From my perspective as an adjudicator, the judgment demonstrates a good use of CPR Part 8 during an adjudication and, as we rarely see the Third Party Rights Act 1999 before the courts, some may even consider it a bit of a treat!
Hurley Palmer Flatt v Barclays Bank
The case concerned a data hall at a data centre that was being built for Barclays plc. In 2008, Hurley Palmer Flatt was employed as the engineer to provide the mechanical and electrical engineering design services. The appointment provided for limited third party rights to be given to an “affiliate” of Barclays plc and for disputes to be referred to adjudication under the terms of the Scheme for Construction Contracts 1998.
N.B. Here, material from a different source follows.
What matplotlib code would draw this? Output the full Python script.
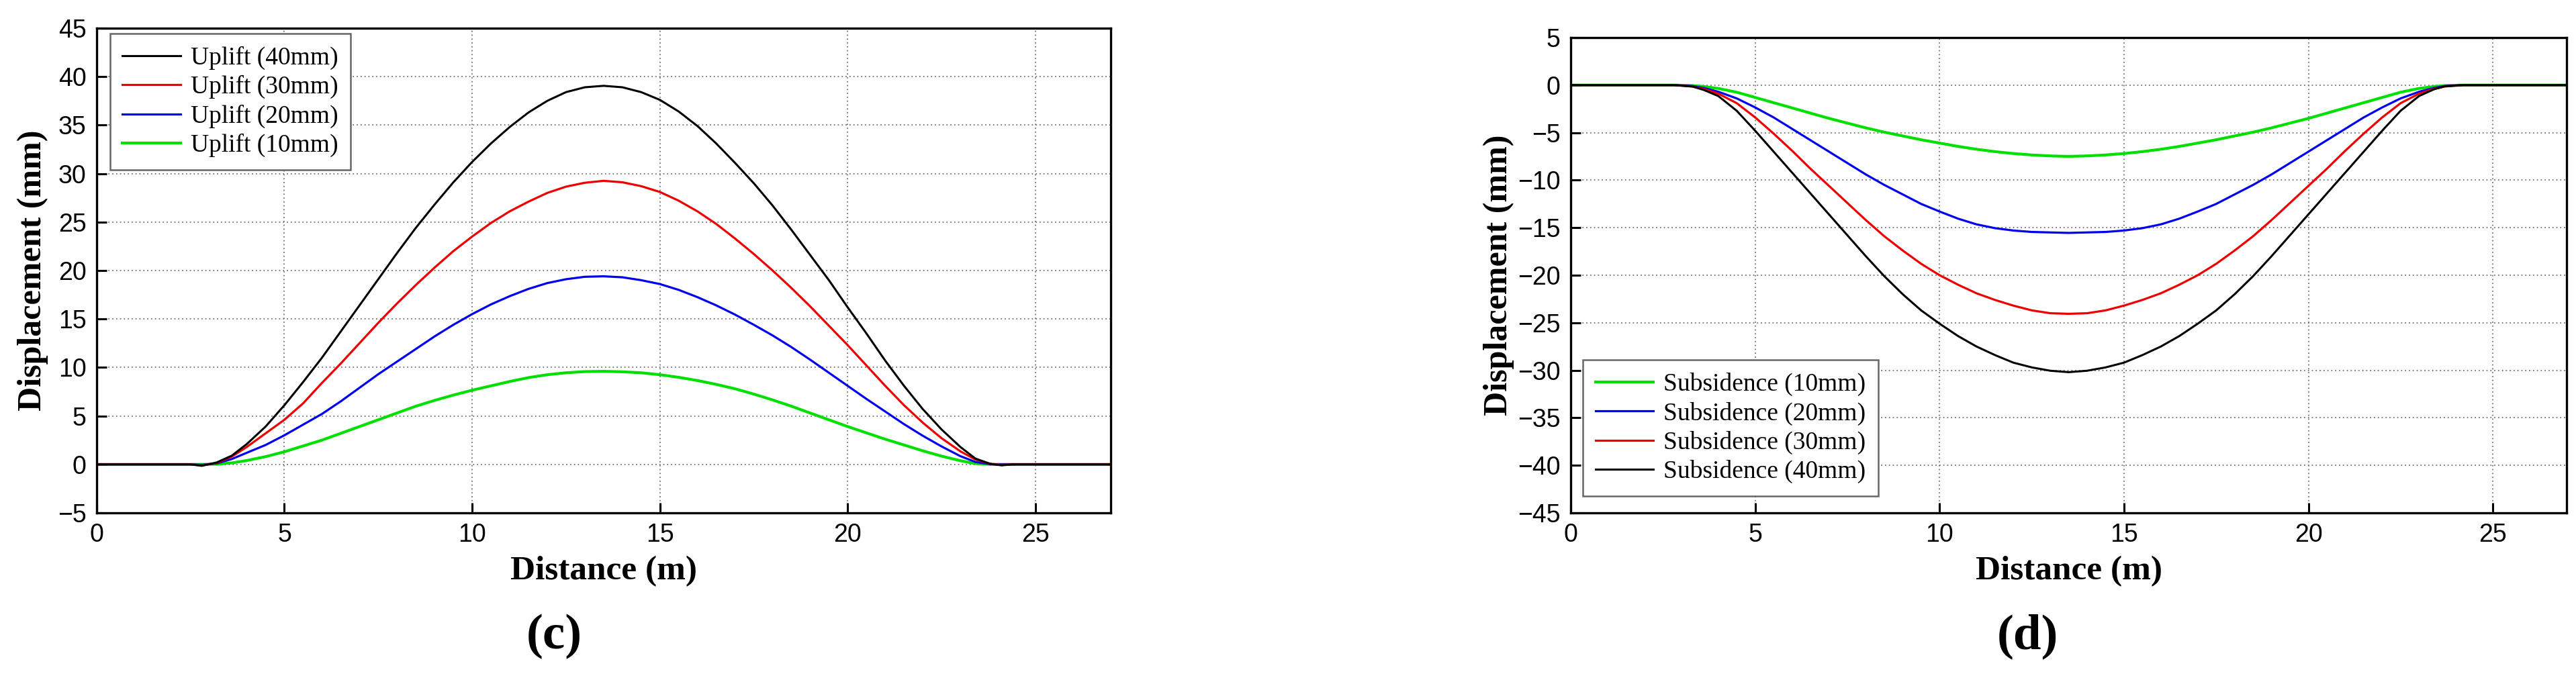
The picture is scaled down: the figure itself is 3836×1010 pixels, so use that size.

Somewhere along the way (the judgment isn’t too clear on the detail of this), Barclays Bank plc became involved (as a third party or affiliate, in the language of the contract). Perhaps it was simply that they took possession of the data centre and were the ones suffering when a dispute with the engineer arose over the data centre’s chilled water system (said to be valued in the region of £4 million). Whatever the reason, it was Barclays Bank plc that served a notice of adjudication on 11 August and an adjudicator (Finolla O’Farrell QC) was duly appointed.
The engineer objected to the adjudication started by Barclays Bank plc. On 26 August, it commenced its Part 8 proceedings, asking the court for declarations to the effect that as Barclays Bank plc was not entitled to start an adjudication, the notice of adjudication was ineffective and the adjudicator lacked jurisdiction.
So far, this all seems relatively straightforward. We have often seen Part 8 declaratory relief proceedings used to clarify points part way through an adjudication.
Was the adjudication stayed?
As all this occurred towards the end of August and the hearing before Ramsey J took place on 9 September, it was a pretty quick turnaround from issue of proceedings to the hearing. As the referral was served on 18 August, that still gave the adjudicator and the parties time, if time was needed, before the adjudicator’s decision was due.
One thing the judgment doesn’t mention is whether both parties agreed to a stay of the adjudication pending the outcome of the declaratory relief hearing. I probably don’t need to remind anyone that, unless both parties agreed to this, the adjudicator and the parties would be required to plough on concurrently with the court application.
This has happened to other adjudicators. For example, see the judgment in WW Gear Construction Ltd v McGee Group Ltd. On that occasion, the court refused to grant permission for the adjudicator to get a copy of the judgment before he reached his decision. It also came up in Glendalough Associated SA v Harris Calnan Construction Co Ltd, where the same judge did want part of the judgment communicated to the adjudicator before the adjudicator made his decision.
I discussed both judgments last year. I said then that:
“I can see the rationale in both cases, but I would prefer to have my decision consistent with a judge’s (binding) finding if possible. I would prefer to know what the court has decided, even if I only have (to borrow from Edwards-Stuart J in McGee), ‘just over one working day’ to make my decision. I accept that that is a very short time but, in adjudication, we often work against the clock, with very little time, because the parties insist of providing submissions at the eleventh hour. The court may have thought it was an ‘unacceptable imposition on an adjudicator and one that may well result in unfairness, misunderstandings or mistakes’, but it’s not unusual (to borrow a line from Tom Jones).”
In this case, I guess it may not have mattered too much whether there was a stay, since Ramsey J held that Barclays Bank plc was not entitled to start an adjudication, which meant the notice of adjudication was ineffective and the adjudicator lacked jurisdiction.
This is yet another example of how effective the TCC is at supporting and policing adjudication, making sure the process works and the parties keep their houses in order. That has to be a plus for adjudicators and users alike.